In Bretby Hall Management Company Limited v Christopher Pratt  UKUT 70 (LC) the Appellant, Bretby Hall Management Company Limited, was responsible for the management of a country house consisting of 30 apartments, one of which was occupied by the Respondent, Christopher Pratt. The Appellant and the Respondent had a long-standing dispute causing the Appellant to incur substantial legal costs (amounting to £11,100) which it sought to recover from the Respondent as part of the service charge payable under the lease.

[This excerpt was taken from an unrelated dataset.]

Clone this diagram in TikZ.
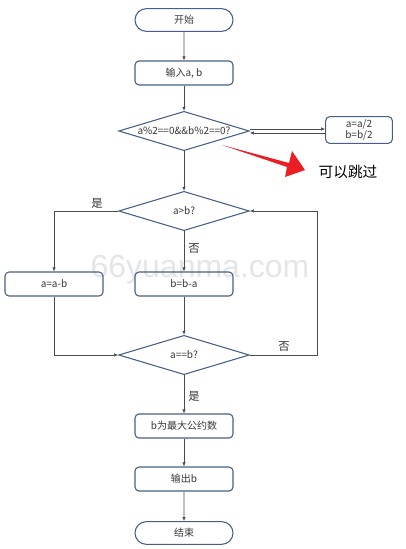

At first instance, when considering the recoverability of legal costs, the First-Tier Tribunal disallowed the claim for £11,100 in its entirety and noted that this issue was outside its jurisdiction. On appeal, Judge Behrens set aside the decision of the First-Tier Tribunal and clarified that there were two issues to be decided: (1) Was the £11,100 recoverable as part of the service charge under paragraph 16 of Schedule 6 of the lease? (2) Could the First-Tier Tribunal have disallowed these costs under section 20C of the Landlord and Tenant Act 1985?

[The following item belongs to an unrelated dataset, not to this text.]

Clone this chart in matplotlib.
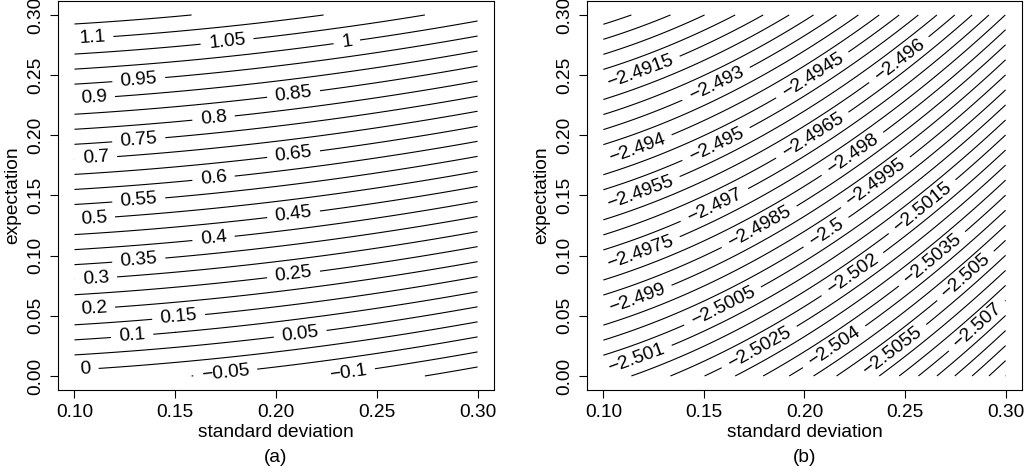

(1) Was the £11,100 recoverable as part of the service charge under paragraph 16 of Schedule 6 of the lease?
Paragraph 16 of Schedule 6 of the lease allowed the Appellant to recover: “… including in particular but without prejudice to the generality of the foregoing… any legal or other costs reasonably and properly incurred… and otherwise not recovered in taking or defending proceedings (including any arbitration) arising out of any lease of any part of the Development”.

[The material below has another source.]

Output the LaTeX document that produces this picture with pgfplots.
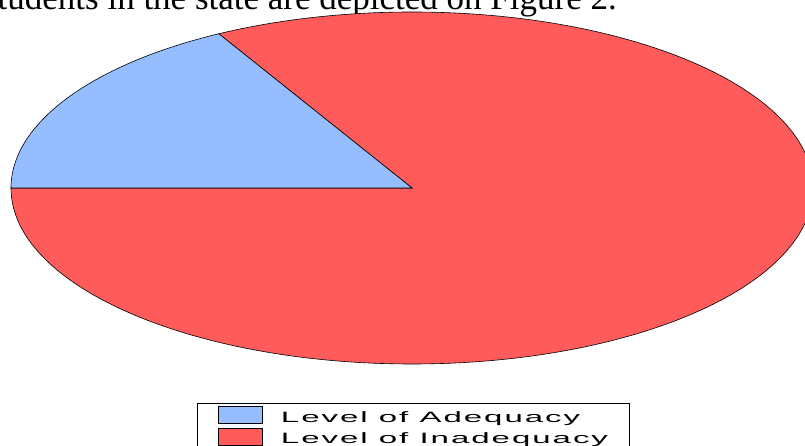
\documentclass[border=0pt]{standalone}
\usepackage{pgfplots}
\pgfplotsset{compat=1.18}
\usepackage{pgfplotstable}
\usepackage{graphicx}
\usepackage{fontspec}
\setmainfont{Liberation Serif}
\newfontfamily\legfont[LetterSpace=6]{Liberation Sans}
\definecolor{adeq}{RGB}{149,189,255}
\definecolor{inadeq}{RGB}{255,91,91}
\newcommand\legtext[1]{\scalebox{2.2}[1]{\legfont\fontsize{15}{18}\selectfont #1}}
\pgfplotstableread{
label value
Adequacy 17
Inadequacy 83
}\piedata
\begin{document}
\begin{tikzpicture}
\useasboundingbox (0,0) rectangle (805pt,446pt);
\clip (0,0) rectangle (805pt,446pt);
\node[anchor=base east, inner sep=0pt, font=\fontsize{35}{40}\selectfont] at (617pt,436pt) {students in the state are depicted on Figure 2.};
\pgfplotstablegetelem{0}{value}\of\piedata
\pgfmathsetmacro{\va}{\pgfplotsretval}
\pgfmathsetmacro{\aend}{180-3.6*\va}
\begin{axis}[at={(412pt,258pt)}, anchor=center, scale only axis,
  width=802pt, height=352pt, hide axis,
  xmin=-1, xmax=1, ymin=-1, ymax=1, clip=false,
  legend style={at={(0.2319,-0.1108)}, anchor=north west, draw=black,
    line width=0.8pt, inner xsep=21pt, inner ysep=3pt, row sep=1pt,
    column sep=18pt, nodes={inner sep=0pt, text height=12pt, text depth=5pt}},
  legend cell align=left,
  legend image code/.code={\draw[#1, line width=0.6pt] (0pt,-5pt) rectangle (44pt,12pt);},
]
\addlegendimage{fill=adeq, draw=black}
\addlegendentry{\legtext{Level of Adequacy}}
\addlegendimage{fill=inadeq, draw=black}
\addlegendentry{\legtext{Level of Inadequacy}}
\fill[inadeq, draw=black, line width=0.6pt] (axis cs:0,0) -- (axis cs:-1,0) arc[start angle=-180, end angle=\aend, radius=1] -- cycle;
\fill[adeq, draw=black, line width=0.6pt] (axis cs:0,0) -- (axis cs:-1,0) arc[start angle=180, end angle=\aend, radius=1] -- cycle;
\end{axis}
\end{tikzpicture}
\end{document}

When considering the first issue, Judge Behrens held that the intention of the parties was clear and Paragraph 16 of Schedule 6 was wide enough to cover the costs of defending threatened proceedings.
(2) Could the First-Tier Tribunal have disallowed these costs under section 20C of the Landlord and Tenant Act 1985?
Pursuant to section 20C of the Landlord and Tenant Act 1985 a tenant may make an application for an order that any or all of the costs incurred or to be incurred by the landlord in connection with proceedings are not to be taken into account when determining the service charge payable to the landlord.
Judge Behrens however rightly held that the threatened proceedings in this instance did not materialise and the tenant was therefore not entitled to seek an order under section 20C of the 1985 Act.
Furthermore, the Judge pointed out that the Appellant had incurred substantial costs and its only income was the service charged payable by the tenants of the country house. The Appellant was therefore successful in its appeal, making the Respondent liable to pay its legal costs in full.
This decision highlights the importance for landlords to ensure service charge provisions in leases are broadly drafted to cover instances where proceedings are contemplated or threatened but not subsequently commenced. The wording of such provisions is particularly important where management companies are concerned, as they are often financially reliant on the payment of services charges.